-By Lisa Kaiser

February 8, 2012- In two weeks, Wisconsin voters will be required to present a state-approved photo ID to cast a ballot in the Feb. 21 nonpartisan primary.

While the new voter ID requirement—passed last year by the Republican-led state Legislature—sounds straightforward, the nuts and bolts of implementing it are not.

And with three pending lawsuits challenging the law's constitutionality, it isn't certain that the voter ID law will survive court challenges.

Will Voter ID Combat Fraud?

Up until last year, Wisconsin had one of the most open voting systems in the country. Prospective voters had to present proof of residency when registering to vote, but voters only had to state their name and address when requesting a ballot. That policy, along with Election Day voter registration, helped to boost Wisconsin's voter participation.

That system changed last year, however, when Republicans were able to make good on their long-standing desire to enact a voter ID law. They argued that Wisconsin had “widespread voter fraud” that they said diluted legitimate voters' ballots. They argued that on-paper felons, double-voters, out-of-state residents and voters impersonating others were illegally participating in elections.

The problem for Republicans, however, is that there is little evidence of voter fraud in Wisconsin.

In 2005, then-Democratic Milwaukee County District Attorney E. Michael McCann and then-Republican U.S. Attorney Steven Biskupic (now Gov. Scott Walker's attorney) led an investigation into improper voting in the 2004 election, but that turned up scant evidence of fraud. Instead, they found some clerical errors and messy record-keeping.

In 2008, Republican state Attorney General J.B. Van Hollen set up a statewide task force on voter fraud. But out of the 3 million votes cast in the November 2008 election, Van Hollen prosecuted a mere 14 improper voters, or about 0.0000046% of the electorate.

Creating Barriers to Voting

So will the new voter ID law crack down on this tiny amount of alleged fraud?

Not likely, since it won't prevent on-paper felons from voting illegally, nor will it stop double-voting or voter impersonation.

“Nothing in the new law would stop this,” said ACLU of Wisconsin Legal Director Laurence Dupuis.

What's more likely is that the voter ID law will disenfranchise between 5% and 10% of the state's voters, Dupuis said, since these potential voters lack an acceptable photo ID or would have to overcome huge barriers to obtain the underlying documents needed to receive an ID.
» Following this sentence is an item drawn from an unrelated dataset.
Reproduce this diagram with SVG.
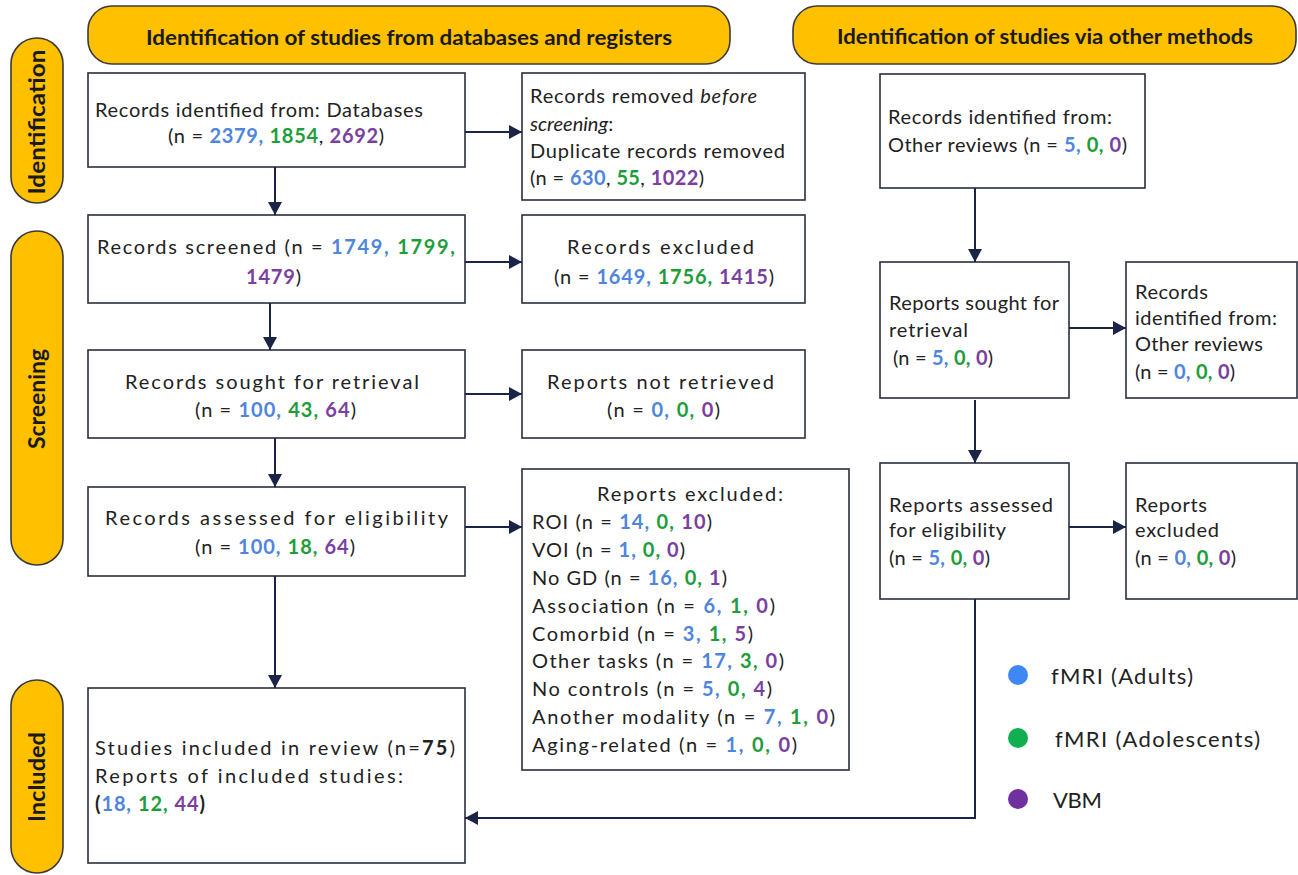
<svg xmlns="http://www.w3.org/2000/svg" width="1298" height="875" viewBox="0 0 1298 875">
<style>
.bg{fill:#ffffff}
.hdr{fill:#FFC000;stroke:#3a3a3a;stroke-width:1.6}
.box{fill:#ffffff;stroke:#2a2d3e;stroke-width:1.6}
.t{font-family:Lato,'Noto Sans',sans-serif;font-size:20px;fill:#222222}
.ht{font-family:Lato,'Noto Sans',sans-serif;font-size:20.5px;font-weight:700;fill:#1a1a1a}
.st{font-family:Lato,'Noto Sans',sans-serif;font-size:22px;font-weight:700;fill:#1a1a1a}
.lg{font-family:Lato,'Noto Sans',sans-serif;font-size:22px;fill:#222222}
.b{fill:#4F86DC;font-weight:700}
.g{fill:#1E9E3A;font-weight:700}
.p{fill:#7A3FA0;font-weight:700}
.k{font-weight:700}
.i{font-style:italic}
.c{stroke:#1B2447;stroke-width:2;fill:none}
</style>
<defs>
<marker id="ah" markerUnits="userSpaceOnUse" markerWidth="14" markerHeight="14" refX="13" refY="7" orient="auto">
<path d="M0,0 L13,7 L0,14 Z" fill="#1B2447"/>
</marker>
</defs>
<rect class="bg" x="0" y="0" width="1298" height="875"/>

<g id="header-databases">
<rect class="hdr" x="88" y="6" width="642" height="58" rx="24"/>
<text class="ht" x="409" y="45" text-anchor="middle" textLength="526" lengthAdjust="spacingAndGlyphs">Identification of studies from databases and registers</text>
</g>
<g id="header-other">
<rect class="hdr" x="793" y="6" width="503" height="58" rx="24"/>
<text class="ht" x="1045" y="44" text-anchor="middle" textLength="416" lengthAdjust="spacingAndGlyphs">Identification of studies via other methods</text>
</g>

<g id="stage-identification">
<rect class="hdr" x="11" y="38" width="52" height="165" rx="26"/>
<text class="st" transform="translate(45,122) rotate(-90)" text-anchor="middle" textLength="145" lengthAdjust="spacingAndGlyphs">Identification</text>
</g>
<g id="stage-screening">
<rect class="hdr" x="11" y="231" width="52" height="334" rx="26"/>
<text class="st" transform="translate(45,399) rotate(-90)" text-anchor="middle" textLength="100" lengthAdjust="spacingAndGlyphs">Screening</text>
</g>
<g id="stage-included">
<rect class="hdr" x="11" y="680" width="52" height="193" rx="26"/>
<text class="st" transform="translate(45,777) rotate(-90)" text-anchor="middle" textLength="90" lengthAdjust="spacingAndGlyphs">Included</text>
</g>

<g id="box-db-identified">
<rect class="box" x="88" y="73" width="377" height="94"/>
<text class="t" x="95" y="117" textLength="328" lengthAdjust="spacing">Records identified from: Databases</text>
<text class="t" x="168" y="143" textLength="216" lengthAdjust="spacing">(n = <tspan class="b">2379,</tspan> <tspan class="g">1854</tspan>, <tspan class="p">2692</tspan>)</text>
</g>

<g id="box-removed">
<rect class="box" x="522" y="73" width="283" height="127"/>
<text class="t" x="530" y="103" textLength="227" lengthAdjust="spacing">Records removed <tspan class="i">before</tspan></text>
<text class="t" x="530" y="131"><tspan class="i">screening</tspan>:</text>
<text class="t" x="530" y="158" textLength="255" lengthAdjust="spacing">Duplicate records removed</text>
<text class="t" x="530" y="185" textLength="174" lengthAdjust="spacing">(n = <tspan class="b">630</tspan>, <tspan class="g">55</tspan>, <tspan class="p">1022</tspan>)</text>
</g>

<g id="box-screened">
<rect class="box" x="88" y="215" width="377" height="88"/>
<text class="t" x="97" y="254" textLength="358" lengthAdjust="spacing">Records screened (n = <tspan class="b">1749,</tspan> <tspan class="g">1799,</tspan></text>
<text class="t" x="246" y="284" textLength="55" lengthAdjust="spacing"><tspan class="p">1479</tspan>)</text>
</g>

<g id="box-excluded">
<rect class="box" x="522" y="215" width="283" height="88"/>
<text class="t" x="567" y="254" textLength="187" lengthAdjust="spacing">Records excluded</text>
<text class="t" x="554" y="284" textLength="220" lengthAdjust="spacing">(n = <tspan class="b">1649,</tspan> <tspan class="g">1756,</tspan> <tspan class="p">1415</tspan>)</text>
</g>

<g id="box-sought">
<rect class="box" x="88" y="350" width="377" height="88"/>
<text class="t" x="125" y="389" textLength="294" lengthAdjust="spacing">Records sought for retrieval</text>
<text class="t" x="195" y="417" textLength="161" lengthAdjust="spacing">(n = <tspan class="b">100,</tspan> <tspan class="g">43,</tspan> <tspan class="p">64</tspan>)</text>
</g>

<g id="box-not-retrieved">
<rect class="box" x="522" y="350" width="283" height="88"/>
<text class="t" x="547" y="389" textLength="227" lengthAdjust="spacing">Reports not retrieved</text>
<text class="t" x="607" y="417" textLength="113" lengthAdjust="spacing">(n = <tspan class="b">0,</tspan> <tspan class="g">0,</tspan> <tspan class="p">0</tspan>)</text>
</g>

<g id="box-assessed">
<rect class="box" x="88" y="487" width="377" height="89"/>
<text class="t" x="105" y="525" textLength="343" lengthAdjust="spacing">Records assessed for eligibility</text>
<text class="t" x="195" y="554" textLength="160" lengthAdjust="spacing">(n = <tspan class="b">100,</tspan> <tspan class="g">18,</tspan> <tspan class="p">64</tspan>)</text>
</g>

<g id="box-reports-excluded">
<rect class="box" x="522" y="469" width="327" height="301"/>
<text class="t" x="597" y="501" textLength="186" lengthAdjust="spacing">Reports excluded:</text>
<text class="t" x="532" y="529" textLength="180" lengthAdjust="spacing">ROI (n = <tspan class="b">14,</tspan> <tspan class="g">0,</tspan> <tspan class="p">10</tspan>)</text>
<text class="t" x="532" y="557" textLength="153" lengthAdjust="spacing">VOI (n = <tspan class="b">1,</tspan> <tspan class="g">0,</tspan> <tspan class="p">0</tspan>)</text>
<text class="t" x="532" y="585" textLength="195" lengthAdjust="spacing">No GD (n = <tspan class="b">16,</tspan> <tspan class="g">0,</tspan> <tspan class="p">1</tspan>)</text>
<text class="t" x="532" y="613" textLength="243" lengthAdjust="spacing">Association (n = <tspan class="b">6,</tspan> <tspan class="g">1,</tspan> <tspan class="p">0</tspan>)</text>
<text class="t" x="532" y="641" textLength="221" lengthAdjust="spacing">Comorbid (n = <tspan class="b">3,</tspan> <tspan class="g">1,</tspan> <tspan class="p">5</tspan>)</text>
<text class="t" x="532" y="668" textLength="252" lengthAdjust="spacing">Other tasks (n = <tspan class="b">17,</tspan> <tspan class="g">3,</tspan> <tspan class="p">0</tspan>)</text>
<text class="t" x="532" y="696" textLength="240" lengthAdjust="spacing">No controls (n = <tspan class="b">5,</tspan> <tspan class="g">0,</tspan> <tspan class="p">4</tspan>)</text>
<text class="t" x="532" y="724" textLength="303" lengthAdjust="spacing">Another modality (n = <tspan class="b">7,</tspan> <tspan class="g">1,</tspan> <tspan class="p">0</tspan>)</text>
<text class="t" x="532" y="752" textLength="265" lengthAdjust="spacing">Aging-related (n = <tspan class="b">1,</tspan> <tspan class="g">0,</tspan> <tspan class="p">0</tspan>)</text>
</g>

<g id="box-included">
<rect class="box" x="88" y="688" width="377" height="175"/>
<text class="t" x="95" y="755" textLength="360" lengthAdjust="spacing">Studies included in review (n=<tspan class="k">75</tspan>)</text>
<text class="t" x="95" y="783" textLength="308" lengthAdjust="spacing">Reports of included studies:</text>
<text class="t" x="95" y="811" textLength="110" lengthAdjust="spacing"><tspan class="k">(</tspan><tspan class="b">18,</tspan> <tspan class="g">12,</tspan> <tspan class="p">44</tspan><tspan class="k">)</tspan></text>
</g>

<g id="box-other-identified">
<rect class="box" x="880" y="74" width="265" height="114"/>
<text class="t" x="888" y="124" textLength="224" lengthAdjust="spacing">Records identified from:</text>
<text class="t" x="888" y="152" textLength="239" lengthAdjust="spacing">Other reviews (n = <tspan class="b">5,</tspan> <tspan class="g">0,</tspan> <tspan class="p">0</tspan>)</text>
</g>

<g id="box-other-sought">
<rect class="box" x="880" y="262" width="189" height="136"/>
<text class="t" x="889" y="310" textLength="170" lengthAdjust="spacing">Reports sought for</text>
<text class="t" x="889" y="337" textLength="79" lengthAdjust="spacing">retrieval</text>
<text class="t" x="893" y="365" textLength="100" lengthAdjust="spacing">(n = <tspan class="b">5,</tspan> <tspan class="g">0,</tspan> <tspan class="p">0</tspan>)</text>
</g>

<g id="box-other-not-retrieved">
<rect class="box" x="1126" y="262" width="171" height="136"/>
<text class="t" x="1135" y="299" textLength="73" lengthAdjust="spacing">Records</text>
<text class="t" x="1135" y="325" textLength="142" lengthAdjust="spacing">identified from:</text>
<text class="t" x="1135" y="351" textLength="128" lengthAdjust="spacing">Other reviews</text>
<text class="t" x="1135" y="379" textLength="100" lengthAdjust="spacing">(n = <tspan class="b">0,</tspan> <tspan class="g">0,</tspan> <tspan class="p">0</tspan>)</text>
</g>

<g id="box-other-assessed">
<rect class="box" x="880" y="463" width="189" height="136"/>
<text class="t" x="889" y="512" textLength="164" lengthAdjust="spacing">Reports assessed</text>
<text class="t" x="889" y="537" textLength="117" lengthAdjust="spacing">for eligibility</text>
<text class="t" x="889" y="565" textLength="101" lengthAdjust="spacing">(n = <tspan class="b">5,</tspan> <tspan class="g">0,</tspan> <tspan class="p">0</tspan>)</text>
</g>

<g id="box-other-excluded">
<rect class="box" x="1126" y="463" width="171" height="136"/>
<text class="t" x="1135" y="512" textLength="72" lengthAdjust="spacing">Reports</text>
<text class="t" x="1135" y="537" textLength="84" lengthAdjust="spacing">excluded</text>
<text class="t" x="1135" y="565" textLength="101" lengthAdjust="spacing">(n = <tspan class="b">0,</tspan> <tspan class="g">0,</tspan> <tspan class="p">0</tspan>)</text>
</g>

<g id="legend">
<circle cx="1018" cy="675" r="10" fill="#3F87F5"/>
<text class="lg" x="1051" y="684" textLength="142" lengthAdjust="spacing">fMRI (Adults)</text>
<circle cx="1018" cy="738" r="10" fill="#10B050"/>
<text class="lg" x="1055" y="747" textLength="205" lengthAdjust="spacing">fMRI (Adolescents)</text>
<circle cx="1018" cy="799" r="10" fill="#7030A0"/>
<text class="lg" x="1053" y="808" textLength="49" lengthAdjust="spacing">VBM</text>
</g>

<g id="connectors">
<line class="c" x1="465" y1="132" x2="522" y2="132" marker-end="url(#ah)"/>
<line class="c" x1="275" y1="167" x2="275" y2="215" marker-end="url(#ah)"/>
<line class="c" x1="465" y1="262" x2="522" y2="262" marker-end="url(#ah)"/>
<line class="c" x1="270" y1="303" x2="270" y2="350" marker-end="url(#ah)"/>
<line class="c" x1="465" y1="394" x2="522" y2="394" marker-end="url(#ah)"/>
<line class="c" x1="275" y1="438" x2="275" y2="487" marker-end="url(#ah)"/>
<line class="c" x1="465" y1="527" x2="522" y2="527" marker-end="url(#ah)"/>
<line class="c" x1="275" y1="576" x2="275" y2="688" marker-end="url(#ah)"/>
<line class="c" x1="975" y1="188" x2="975" y2="262" marker-end="url(#ah)"/>
<line class="c" x1="1069" y1="328" x2="1126" y2="328" marker-end="url(#ah)"/>
<line class="c" x1="975" y1="400" x2="975" y2="463" marker-end="url(#ah)"/>
<line class="c" x1="1069" y1="527" x2="1126" y2="527" marker-end="url(#ah)"/>
<polyline class="c" points="975,599 975,818 465,818" marker-end="url(#ah)"/>
</g>
</svg>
These potentially disenfranchised voters are primarily low-income residents, seniors, students, ethnic and racial minority voters and those with disabilities. Not surprisingly, these voters tend to support Democrats, who opposed the legislation.

These barriers are at the heart of three legal challenges that could strike down the new law either in its entirety or in part:

The League of Women Voters of Wisconsin has filed suit in Dane County Circuit Court alleging that the law is unconstitutional because lawmakers do not have the right to enact voting restrictions other than rules for residency, voter registration, absentee voting or excluding felons or persons who are found to be incompetent. The League argues that the voter ID law would impede the voting rights of legal voters who do not have certain types of identification, a restriction that the state constitution does not allow.

The ACLU's Dupuis said the lawsuit could strike down the law in its entirety or the parts concerning the groups of voters who would most likely be deterred from voting.